The cutter of claim 1, wherein said blade holding means (40) includes a guide portion for guiding the recording medium (52) when said driven blade (34) is located at said non-cutting position.
The cutter of claim 1, wherein said rotating means (44) includes a single drive means for rotating said rotary blade (32) and said blade holding means (40) as well.
The cutter of claim 3, wherein said rotating means (44) continues to rotate said rotary blade (32) after said blade holding means (40) has reached said cutting position and stopped rotating.
The cutter of claim 1, wherein said rotary blade (32) and said driven blade (34) respectively have substantially parallel centre axes, and wherein said rotary blade (32) and said driven blade (34) are pressed against each other on their side faces.
The cutter of claim 5, wherein the rotation of said blade holding means (40) is realised by said driven blade (34) revolving around said rotary blade (32) as said rotary blade (32) rotates about its axis, and said recording medium cutter includes first and second stopping means (41, 50; 58, 38a) for stopping the rotation of said blade holding means (40) at said cutting and non-cutting positions, respectively.
The cutter of claim 1, further comprising means (66, 74, 78) for moving said blade holding means (40) in a direction (B) perpendicular to the recording medium moving direction (A).
The cutter of claim 1, further comprising recording medium dividing and guiding means (90) for guiding, out of a pair of segments (52a, 52b) of the medium cut out by the rotary and driven blades (32, 34), a segment (52b) of the medium on the rotary blade side relative to a cutting point (54), where the rotary and driven blades (32, 34) come into contact with the recording medium (52), in a direction (F) away from the centre axis (39) of the rotary blade (32), and guiding a segment (52a) of the medium on the driven blade side relative to the cutting point (54) in a direction (G) away from the centre axis (34a) of the driven blade (34), said recording medium dividing and guiding means (90) being located downstream of the cutting point (54) in the recording medium moving direction (A).
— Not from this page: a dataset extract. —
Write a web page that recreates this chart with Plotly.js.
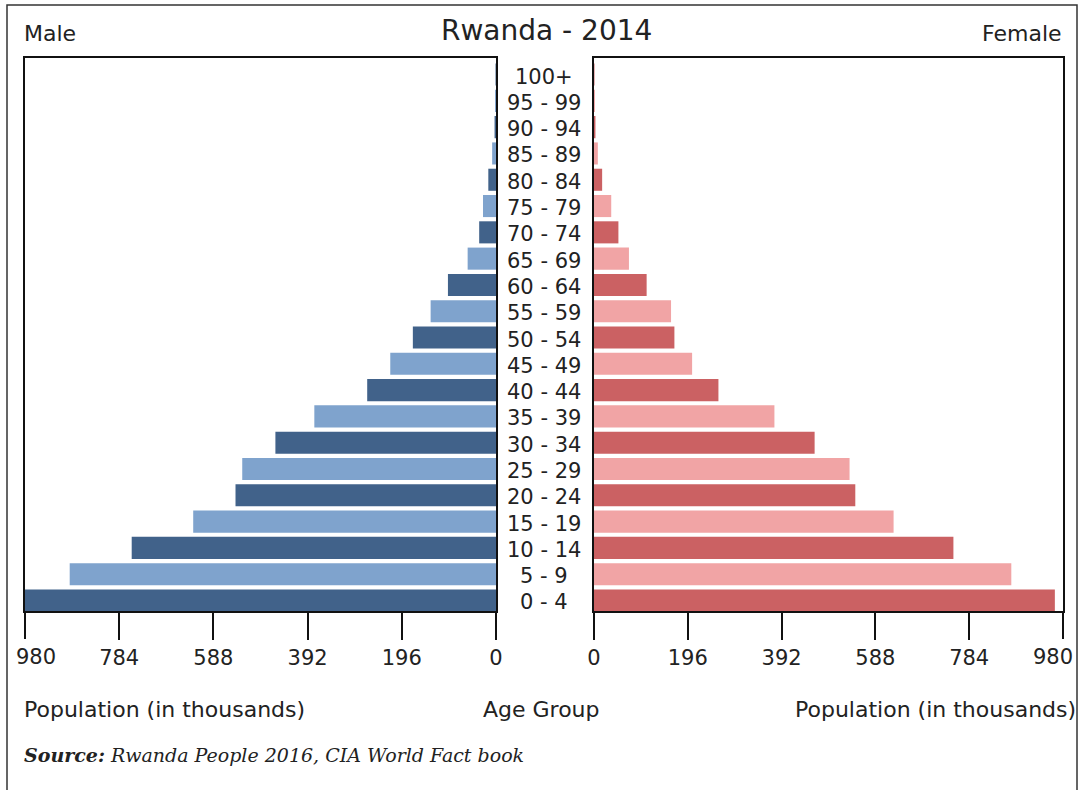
<!DOCTYPE html>
<html>
<head>
<meta charset="utf-8">
<script src="https://cdn.plot.ly/plotly-3.0.1.min.js"></script>
<style>html,body{margin:0;padding:0;background:#fff;}#chart{width:1083px;height:790px;}</style>
</head>
<body>
<div id="chart"></div>
<script>
const ageGroups = ["0 - 4","5 - 9","10 - 14","15 - 19","20 - 24","25 - 29","30 - 34","35 - 39","40 - 44","45 - 49","50 - 54","55 - 59","60 - 64","65 - 69","70 - 74","75 - 79","80 - 84","85 - 89","90 - 94","95 - 99","100+"];
const male   = [982, 887, 758, 630, 542, 528, 459, 378, 268, 220, 173, 136, 100, 59, 35, 27, 16, 8, 3, 2, 1];
const female = [963, 872, 751, 626, 546, 534, 461, 377, 260, 205, 168, 161, 110, 73, 51, 36, 17, 8, 3, 2, 1];
const tickVals = [0, 196, 392, 588, 784];
const tickText = ["0", "196", "392", "588", "784"];
const endTickVals = [980];
const endTickText = ["980"];

const maleColors = ageGroups.map((_, i) => i % 2 === 0 ? "#41628a" : "#7fa3cd");
const femaleColors = ageGroups.map((_, i) => i % 2 === 0 ? "#cb6163" : "#f1a4a5");

const W = 1083, H = 790;
const px = v => v / W;
const py = v => 1 - v / H;

const traces = [
  {type: "bar", orientation: "h", y: ageGroups, x: male, xaxis: "x", yaxis: "y",
   marker: {color: maleColors, line: {width: 0}}, hoverinfo: "x+y", name: "Male"},
  {type: "bar", orientation: "h", y: ageGroups, x: female, xaxis: "x2", yaxis: "y2",
   marker: {color: femaleColors, line: {width: 0}}, hoverinfo: "x+y", name: "Female"},
  {type: "scatter", mode: "markers", x: [], y: [], xaxis: "x3", yaxis: "y", hoverinfo: "skip"},
  {type: "scatter", mode: "markers", x: [], y: [], xaxis: "x4", yaxis: "y2", hoverinfo: "skip"}
];

const font = "DejaVu Sans, Verdana, sans-serif";
const axisCommon = {
  showgrid: false, zeroline: false, showline: true, mirror: true,
  linecolor: "#111", linewidth: 2, ticks: "outside", ticklen: 27, tickwidth: 2,
  tickcolor: "#111", tickvals: tickVals, ticktext: tickText,
  tickfont: {family: font, size: 21, color: "#222"}, fixedrange: true
};
const endAxis = {
  showgrid: false, zeroline: false, showline: false,
  ticks: "outside", ticklen: 27, tickwidth: 2, tickcolor: "#111",
  tickvals: endTickVals, ticktext: endTickText, ticklabeloverflow: "allow",
  tickfont: {family: font, size: 21, color: "#222"}, fixedrange: true
};
const yCommon = {
  type: "category", categoryorder: "array", categoryarray: ageGroups,
  range: [-0.40, 20.63], showticklabels: false, ticks: "", showgrid: false,
  zeroline: false, showline: true, mirror: true, linecolor: "#111", linewidth: 2,
  domain: [py(611), py(58)], fixedrange: true
};

const annotations = ageGroups.map(a => ({
  xref: "paper", yref: "y", x: px(544), y: a, text: a, showarrow: false,
  xanchor: "center", yanchor: "middle", yshift: -2,
  font: {family: font, size: 21, color: "#222"}
}));
annotations.push(
  {xref: "paper", yref: "paper", x: px(546), y: py(31), text: "Rwanda - 2014", showarrow: false,
   xanchor: "center", yanchor: "middle", font: {family: font, size: 28, color: "#222"}},
  {xref: "paper", yref: "paper", x: px(22), y: py(33), text: "Male", showarrow: false,
   xanchor: "left", yanchor: "middle", font: {family: font, size: 22, color: "#222"}},
  {xref: "paper", yref: "paper", x: px(1064), y: py(33), text: "Female", showarrow: false,
   xanchor: "right", yanchor: "middle", font: {family: font, size: 22, color: "#222"}},
  {xref: "paper", yref: "paper", x: px(22), y: py(709), text: "Population (in thousands)", showarrow: false,
   xanchor: "left", yanchor: "middle", font: {family: font, size: 22, color: "#222"}},
  {xref: "paper", yref: "paper", x: px(541), y: py(709), text: "Age Group", showarrow: false,
   xanchor: "center", yanchor: "middle", font: {family: font, size: 22, color: "#222"}},
  {xref: "paper", yref: "paper", x: px(1078), y: py(709), text: "Population (in thousands)", showarrow: false,
   xanchor: "right", yanchor: "middle", font: {family: font, size: 22, color: "#222"}},
  {xref: "paper", yref: "paper", x: px(22), y: py(755),
   text: "<b><i>Source:</i></b><i> Rwanda People 2016, CIA World Fact book</i>", showarrow: false,
   xanchor: "left", yanchor: "middle", font: {family: "DejaVu Serif, serif", size: 19, color: "#222"}}
);

const leftDomain = [px(25), px(496)];
const rightDomain = [px(594), px(1063)];

const layout = {
  width: W, height: H, margin: {l: 0, r: 0, t: 0, b: 0, pad: 0},
  paper_bgcolor: "#fff", plot_bgcolor: "#fff", showlegend: false,
  bargap: 0.16,
  xaxis: Object.assign({}, axisCommon, {domain: leftDomain, range: [980, 0], anchor: "y"}),
  xaxis2: Object.assign({}, axisCommon, {domain: rightDomain, range: [0, 980], anchor: "y2"}),
  xaxis3: Object.assign({}, endAxis, {domain: leftDomain, range: [980, 0], anchor: "y", overlaying: "x", side: "bottom", ticklabelshift: -11}),
  xaxis4: Object.assign({}, endAxis, {domain: rightDomain, range: [0, 980], anchor: "y2", overlaying: "x2", side: "bottom", ticklabelshift: -10}),
  yaxis: Object.assign({}, yCommon, {anchor: "x"}),
  yaxis2: Object.assign({}, yCommon, {anchor: "x2"}),
  annotations: annotations,
  shapes: [
    {type: "rect", xref: "paper", yref: "paper", x0: px(7), x1: px(1077), y0: py(800), y1: py(5),
     line: {color: "#333", width: 1.5}, fillcolor: "rgba(0,0,0,0)"}
  ]
};

Plotly.newPlot("chart", traces, layout, {displayModeBar: false, staticPlot: true});
</script>
</body>
</html>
The cutter of claim 6, wherein one of said first and second stopping means (41, 50; 58, 38a) also serve as means for detecting the rotational position of said blade holding means (40).
The cutter of claim 1, further comprising:

an ejection guide plate (134) for guiding the recording medium (52) moving in a sheet ejecting direction, said ejection guide plate (134) having an opening (144) for said blade holding means (40) to move through in a direction perpendicular to the recording medium moving direction (A); and

a recording medium moving plate (142) capable of closing that area in said opening (144) for movement other than the area occupied by said blade holding means (40) and movable with the movement of said blade holding means (40).